I'm dependent on others for that money as well. I don't print it myself. I may work for a living, but that work doesn't make me independent, it merely enables me to depend on others for the money that I use to live.
The issue isn't "independence", it is whether you have something that you can use to enable a particular dependency. People who can't find a way to depend on others will die.
If you steal food to live, you are still depending on others to produce that food. It wouldn't exist for you to steal otherwise. You are depending on them not protecting their food too well, and depending on them to not punish you for stealing.

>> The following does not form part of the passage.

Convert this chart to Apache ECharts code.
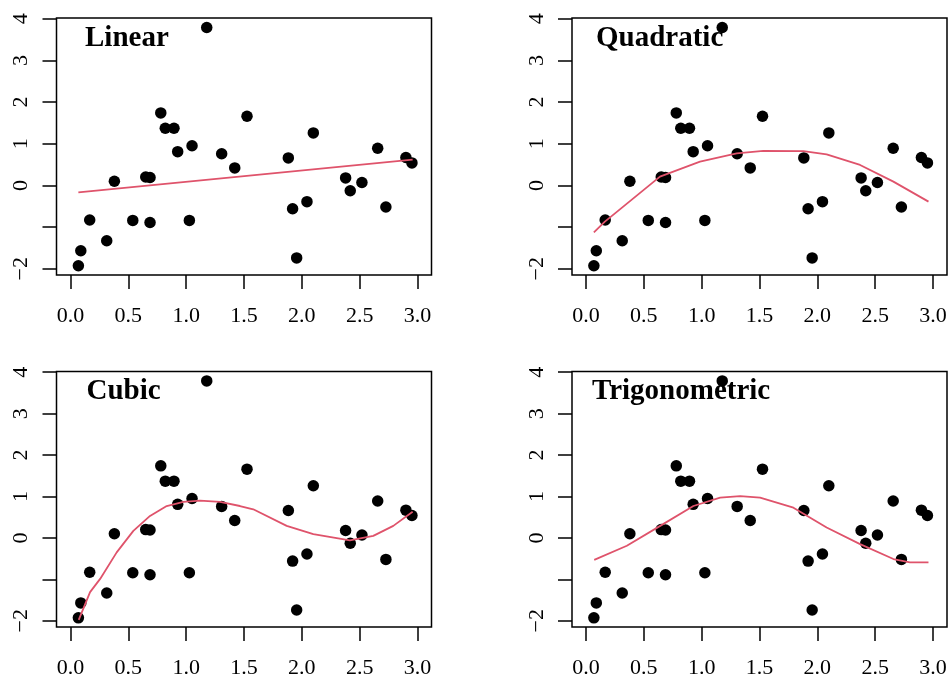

If you hunt wild game for food, you are still depending on that game being there, and dependent on that game not outwitting you or killing you. If it weren't for the wild game being there, you'd starve.
Truly, we are all dependent upon our surroundings, and other people. We aren't independent at all! When we say we are independent, we mean something different -- we mean that we have the power to choose or reject some of our dependencies. Independence, or freedom, is really defined in terms of choices. These choices are usually limited ... they are rarely infinite.
So, when I conclude that I'm an independent sort of person, I mean that I have enough negotiating power to choose from a range of possible dependencies. I mean that I have the power to say "no" to any particular dependent relationship.
When it comes to romantic relationships, independence means that I know I can survive without a particular Mr. X in my life, and I know that I'm attractive enough to have a range of people with whom to relate sexually and emotionally.
It doesn't mean that I don't have sexual or emotional needs. I am both "independent" and "needy", at the same time.